- Sens. Elizabeth Warren, D-Mass., and Cory Booker, D-N.J., demanded answers from Bed Bath & Beyond on its stock buyback and severance policies.
- The company spent billions in stock buybacks even as it headed toward bankruptcy, the lawmakers said.
- The retailer filed for bankruptcy in April and began closing stores and laying off workers.
The company, which has spent $11.8 billion in stock buybacks for its executives since 2004, is "failing to treat retail employees with dignity in the bankruptcy process," according to a letter to Bed Bath & Beyond CEO Sue Gove from Sens. Elizabeth Warren of Massachusetts and Cory Booker of New Jersey.
The lawmakers claim Bed Bath & Beyond denied some workers severance pay after it filed for bankruptcy in April and began closing stores and laying off workers.

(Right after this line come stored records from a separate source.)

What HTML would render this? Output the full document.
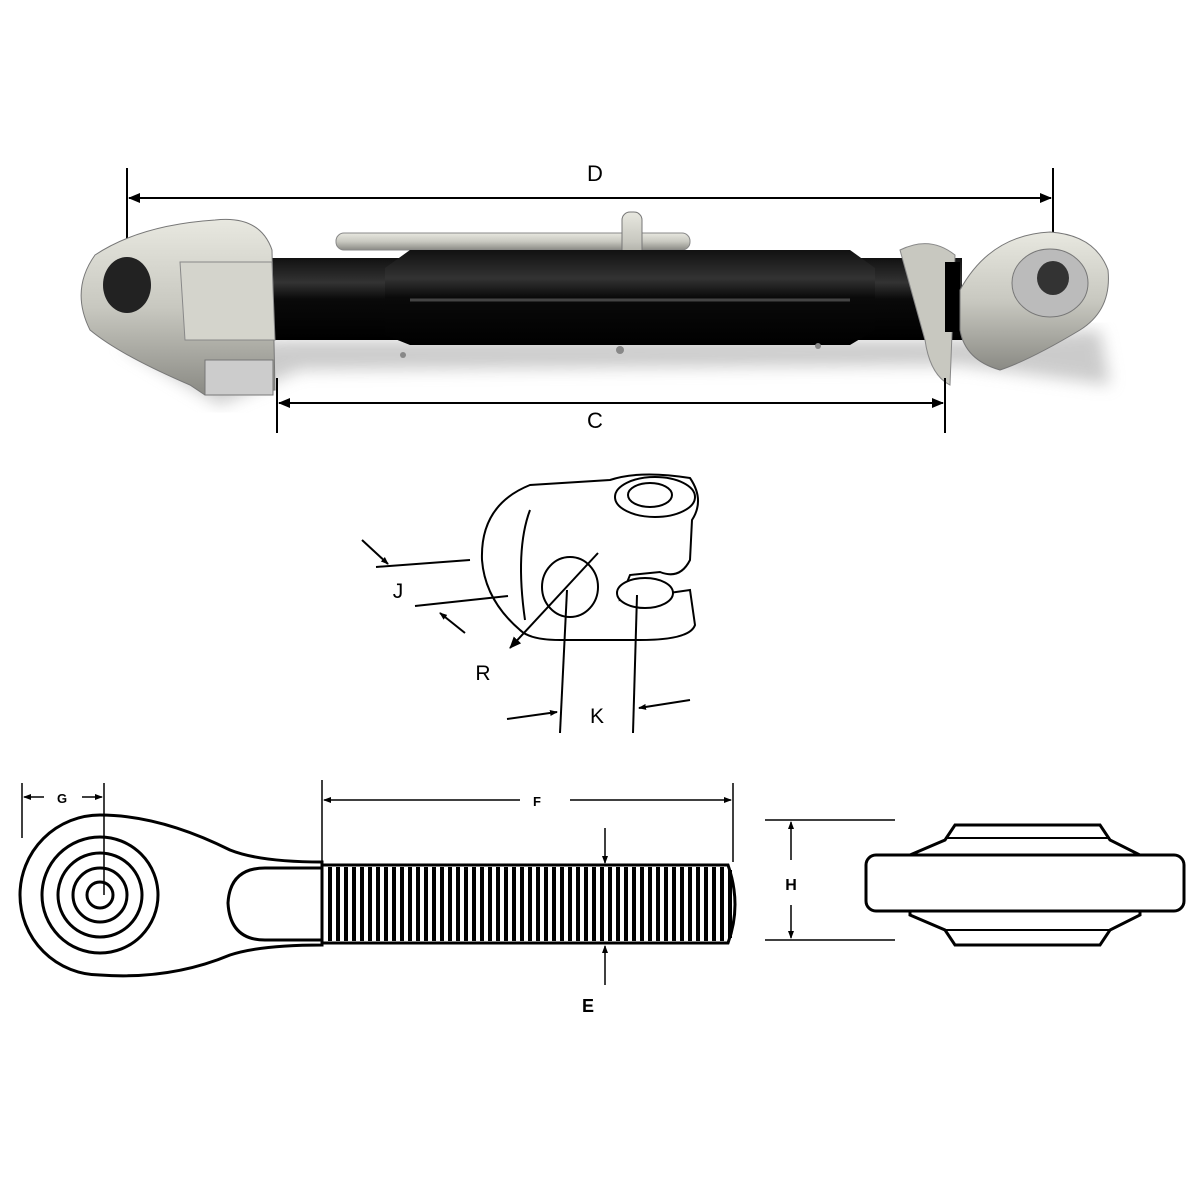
<!DOCTYPE html>
<html><head><style>body{margin:0;background:#fff}svg{display:block}</style></head>
<body>
<svg width="1200" height="1200" viewBox="0 0 1200 1200" xmlns="http://www.w3.org/2000/svg" font-family="Liberation Sans, sans-serif">
<defs>
<marker id="a" markerWidth="12" markerHeight="10" refX="11" refY="5" orient="auto-start-reverse" markerUnits="userSpaceOnUse"><path d="M0,0L12,5L0,10z" fill="#000"/></marker>
<marker id="s" markerWidth="8" markerHeight="6" refX="7" refY="3" orient="auto-start-reverse" markerUnits="userSpaceOnUse"><path d="M0,0L8,3L0,6z" fill="#000"/></marker>
<linearGradient id="sil" x1="0" y1="0" x2="0" y2="1"><stop offset="0" stop-color="#e8e8e0"/><stop offset="0.5" stop-color="#c8c8c0"/><stop offset="1" stop-color="#8a8a84"/></linearGradient>
<linearGradient id="blk" x1="0" y1="0" x2="0" y2="1"><stop offset="0" stop-color="#111"/><stop offset="0.3" stop-color="#333"/><stop offset="0.5" stop-color="#0a0a0a"/><stop offset="1" stop-color="#000"/></linearGradient>
<filter id="bl"><feGaussianBlur stdDeviation="8"/></filter>
</defs>
<!-- shadow -->
<path d="M120,345 L300,340 L960,340 L1100,330 L1110,385 L960,365 L300,370 L220,405 Z" fill="#999" opacity="0.5" filter="url(#bl)"/>
<!-- D dimension -->
<line x1="127" y1="168" x2="127" y2="292" stroke="#000" stroke-width="2"/>
<line x1="1053" y1="168" x2="1053" y2="270" stroke="#000" stroke-width="2"/>
<line x1="129" y1="198" x2="1051" y2="198" stroke="#000" stroke-width="2" marker-start="url(#a)" marker-end="url(#a)"/>
<text x="595" y="181" font-size="22" text-anchor="middle">D</text>
<!-- pin rod -->
<rect x="336" y="233" width="354" height="17" rx="8" fill="url(#sil)" stroke="#888"/>
<rect x="622" y="212" width="20" height="58" rx="8" fill="url(#sil)" stroke="#777"/>
<!-- tube -->
<rect x="272" y="258" width="690" height="82" fill="url(#blk)"/>
<path d="M385,268 L410,250 L850,250 L875,268 L875,330 L850,345 L410,345 L385,335 Z" fill="url(#blk)"/>
<line x1="410" y1="300" x2="850" y2="300" stroke="#444" stroke-width="3"/>
<circle cx="403" cy="355" r="3" fill="#888"/><circle cx="620" cy="350" r="4" fill="#888"/><circle cx="818" cy="346" r="3" fill="#888"/>
<!-- left clevis -->
<path d="M95,255 Q140,225 215,220 Q260,215 272,250 L275,390 L205,395 L190,385 Q120,355 90,330 Q70,290 95,255 Z" fill="url(#sil)" stroke="#777"/>
<path d="M180,262 L272,262 L275,340 L185,340 Z" fill="#d4d4cc" stroke="#888"/>
<rect x="205" y="360" width="68" height="35" fill="#ccc" stroke="#777"/>
<ellipse cx="127" cy="285" rx="24" ry="28" fill="#222"/>
<!-- right eye -->
<path d="M900,250 Q930,235 955,255 L950,385 Q930,375 925,340 Z" fill="#c8c8c0" stroke="#888"/>
<rect x="945" y="262" width="15" height="70" fill="#000"/>
<path d="M960,290 Q990,235 1050,232 Q1095,235 1108,270 Q1112,310 1080,330 Q1030,360 1000,370 Q965,360 960,330 Z" fill="url(#sil)" stroke="#777"/>
<ellipse cx="1050" cy="283" rx="38" ry="34" fill="#bbb" stroke="#777"/>
<ellipse cx="1053" cy="278" rx="16" ry="17" fill="#333"/>
<!-- C dimension -->
<line x1="277" y1="378" x2="277" y2="433" stroke="#000" stroke-width="2"/>
<line x1="945" y1="378" x2="945" y2="433" stroke="#000" stroke-width="2"/>
<line x1="279" y1="403" x2="943" y2="403" stroke="#000" stroke-width="2" marker-start="url(#a)" marker-end="url(#a)"/>
<text x="595" y="428" font-size="22" text-anchor="middle">C</text>

<!-- clevis line drawing -->
<g fill="#fff" stroke="#000" stroke-width="2">
<path d="M482,560 Q480,505 530,485 L610,480 Q640,470 690,478 Q705,500 692,520 L690,560 Q680,580 660,572 L630,575 L620,600 L690,590 L695,625 Q690,640 640,640 L560,640 Q530,640 520,630 Q485,600 482,560 Z"/>
<ellipse cx="655" cy="497" rx="40" ry="20"/>
<ellipse cx="650" cy="495" rx="22" ry="12"/>
<ellipse cx="645" cy="593" rx="28" ry="15"/>
<ellipse cx="570" cy="587" rx="28" ry="30" fill="none"/>
<path d="M530,510 Q515,550 525,620" fill="none"/>
</g>
<g stroke="#000" stroke-width="2" fill="none">
<line x1="376" y1="567" x2="470" y2="560"/>
<line x1="415" y1="606" x2="508" y2="596"/>
<line x1="362" y1="540" x2="388" y2="564" marker-end="url(#s)"/>
<line x1="465" y1="633" x2="440" y2="613" marker-end="url(#s)"/>
<line x1="598" y1="553" x2="510" y2="648" marker-end="url(#a)"/>
<line x1="567" y1="590" x2="560" y2="733"/>
<line x1="637" y1="595" x2="633" y2="733"/>
<line x1="507" y1="719" x2="557" y2="712" marker-end="url(#s)"/>
<line x1="690" y1="700" x2="639" y2="708" marker-end="url(#s)"/>
</g>
<text x="398" y="598" font-size="21" text-anchor="middle">J</text>
<text x="483" y="680" font-size="21" text-anchor="middle">R</text>
<text x="597" y="723" font-size="21" text-anchor="middle">K</text>

<!-- eye bolt -->
<g stroke="#000" stroke-width="3" fill="#fff">
<path d="M100,815 Q160,815 230,850 Q260,862 322,862 L322,945 Q260,945 230,955 Q170,980 100,975 A80,80 0 0 1 100,815 Z"/>
<circle cx="100" cy="895" r="58"/>
<circle cx="100" cy="895" r="42"/>
<circle cx="100" cy="895" r="27"/>
<circle cx="100" cy="895" r="13"/>
<path d="M322,868 L265,868 Q230,868 228,903 Q230,940 265,940 L322,940 Z"/>
<path d="M322,865 L728,865 Q742,905 728,943 L322,943 Z"/>
</g>
<g stroke="#000" stroke-width="4">
<line x1="330" y1="867" x2="330" y2="941"/><line x1="338" y1="867" x2="338" y2="941"/><line x1="346" y1="867" x2="346" y2="941"/><line x1="354" y1="867" x2="354" y2="941"/><line x1="362" y1="867" x2="362" y2="941"/><line x1="370" y1="867" x2="370" y2="941"/><line x1="378" y1="867" x2="378" y2="941"/><line x1="386" y1="867" x2="386" y2="941"/><line x1="394" y1="867" x2="394" y2="941"/><line x1="402" y1="867" x2="402" y2="941"/><line x1="410" y1="867" x2="410" y2="941"/><line x1="418" y1="867" x2="418" y2="941"/><line x1="426" y1="867" x2="426" y2="941"/><line x1="434" y1="867" x2="434" y2="941"/><line x1="442" y1="867" x2="442" y2="941"/><line x1="450" y1="867" x2="450" y2="941"/><line x1="458" y1="867" x2="458" y2="941"/><line x1="466" y1="867" x2="466" y2="941"/><line x1="474" y1="867" x2="474" y2="941"/><line x1="482" y1="867" x2="482" y2="941"/><line x1="490" y1="867" x2="490" y2="941"/><line x1="498" y1="867" x2="498" y2="941"/><line x1="506" y1="867" x2="506" y2="941"/><line x1="514" y1="867" x2="514" y2="941"/><line x1="522" y1="867" x2="522" y2="941"/><line x1="530" y1="867" x2="530" y2="941"/><line x1="538" y1="867" x2="538" y2="941"/><line x1="546" y1="867" x2="546" y2="941"/><line x1="554" y1="867" x2="554" y2="941"/><line x1="562" y1="867" x2="562" y2="941"/><line x1="570" y1="867" x2="570" y2="941"/><line x1="578" y1="867" x2="578" y2="941"/><line x1="586" y1="867" x2="586" y2="941"/><line x1="594" y1="867" x2="594" y2="941"/><line x1="602" y1="867" x2="602" y2="941"/><line x1="610" y1="867" x2="610" y2="941"/><line x1="618" y1="867" x2="618" y2="941"/><line x1="626" y1="867" x2="626" y2="941"/><line x1="634" y1="867" x2="634" y2="941"/><line x1="642" y1="867" x2="642" y2="941"/><line x1="650" y1="867" x2="650" y2="941"/><line x1="658" y1="867" x2="658" y2="941"/><line x1="666" y1="867" x2="666" y2="941"/><line x1="674" y1="867" x2="674" y2="941"/><line x1="682" y1="867" x2="682" y2="941"/><line x1="690" y1="867" x2="690" y2="941"/><line x1="698" y1="867" x2="698" y2="941"/><line x1="706" y1="867" x2="706" y2="941"/><line x1="714" y1="867" x2="714" y2="941"/><line x1="722" y1="867" x2="722" y2="941"/><line x1="730" y1="870" x2="730" y2="938"/>
</g>
<!-- G F E dims -->
<g stroke="#000" stroke-width="1.5" fill="none">
<line x1="22" y1="783" x2="22" y2="838"/><line x1="104" y1="783" x2="104" y2="895"/>
<line x1="24" y1="797" x2="44" y2="797" marker-start="url(#s)"/><line x1="82" y1="797" x2="102" y2="797" marker-end="url(#s)"/>
<line x1="322" y1="780" x2="322" y2="862"/><line x1="733" y1="783" x2="733" y2="862"/>
<line x1="324" y1="800" x2="520" y2="800" marker-start="url(#s)"/><line x1="570" y1="800" x2="731" y2="800" marker-end="url(#s)"/>
<line x1="605" y1="828" x2="605" y2="863" marker-end="url(#s)"/>
<line x1="605" y1="985" x2="605" y2="946" marker-end="url(#s)"/>
<line x1="765" y1="820" x2="895" y2="820"/><line x1="765" y1="940" x2="895" y2="940"/>
<line x1="791" y1="860" x2="791" y2="822" marker-end="url(#s)"/><line x1="791" y1="905" x2="791" y2="938" marker-end="url(#s)"/>
</g>
<text x="62" y="803" font-size="13" font-weight="bold" text-anchor="middle">G</text>
<text x="537" y="806" font-size="13" font-weight="bold" text-anchor="middle">F</text>
<text x="588" y="1012" font-size="18" font-weight="bold" text-anchor="middle">E</text>
<text x="791" y="890" font-size="16" font-weight="bold" text-anchor="middle">H</text>
<!-- side view -->
<g stroke="#000" stroke-width="3" fill="#fff">
<path d="M945,840 L955,825 L1100,825 L1110,840 L1140,855 L1140,915 L1110,930 L1100,945 L955,945 L945,930 L910,915 L910,855 Z"/>
<rect x="866" y="855" width="318" height="56" rx="10"/>
</g>
<line x1="945" y1="838" x2="1110" y2="838" stroke="#000" stroke-width="2"/>
<line x1="945" y1="930" x2="1110" y2="930" stroke="#000" stroke-width="2"/>
</svg>
</body></html>
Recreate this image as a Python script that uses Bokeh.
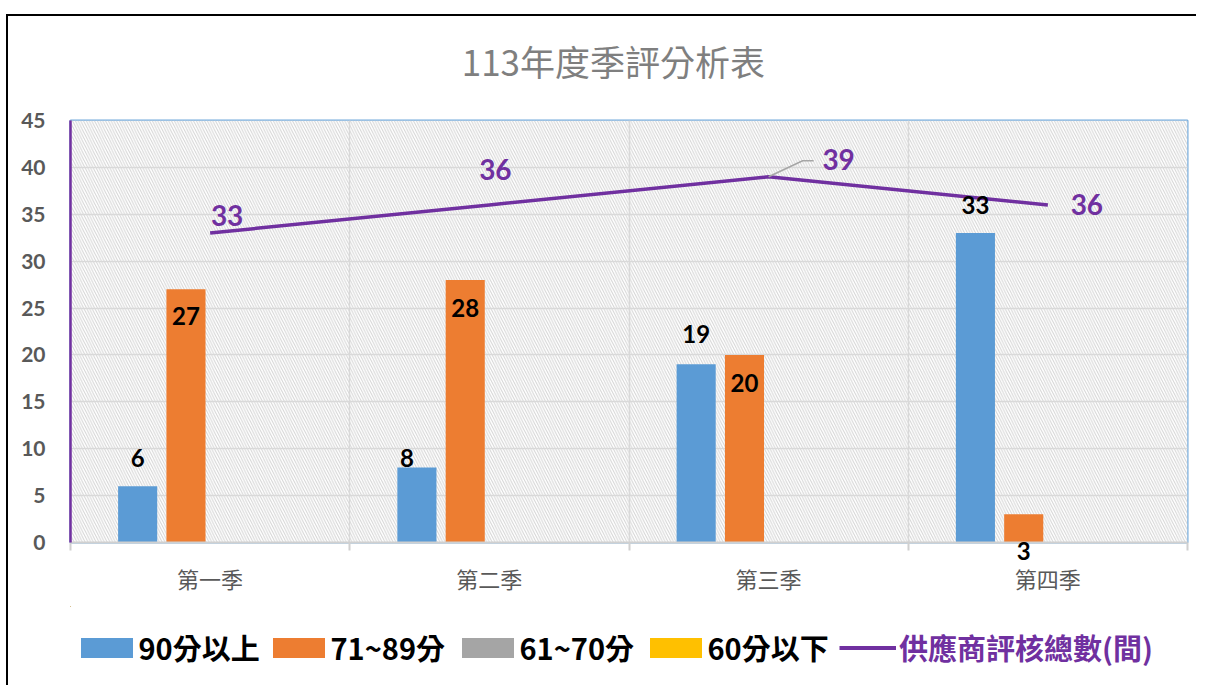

Other workers were denied 401(k) matches for contributions after receiving misleading guidelines, the letter states.
The failed big box store also announced layoffs of 1,295 employees a day before an April 10 New Jersey law went into effect, effectively dodging the law that provides enhanced protections to laid-off workers, the letter claims. The company later reversed course after public pressure and issued one week of severance for every year worked to those affected employees.
Bed Bath & Beyond did not immediately return request for comment on the lawmakers' letter.
For several years, Bed Bath's business had been crumbling as it failed to adapt to the rise of e-commerce and keep up with competitors like Amazon. As the retailer reported sagging sales and announced plans to close stores and cut workers, it took on more debt to buy back stock in a bid to boost its share price.
A record $230 million in buybacks was purchased over three months at the beginning of 2022, only months before store closures and layoffs began.
"As a result, the workers who ran your business, staffed your retail stores, and fulfilled online orders are being forced to shoulder the brunt of the losses, while shareholders and some executives walk away unscathed," the lawmakers wrote.
Warren, a member of the Senate Banking Committee, and Booker asked Bed Bath & Beyond to commit to providing severance to its workers and for detailed information on its severance policy, stock buybacks and dividends and other related issues. The Democrats asked for a response by July 19.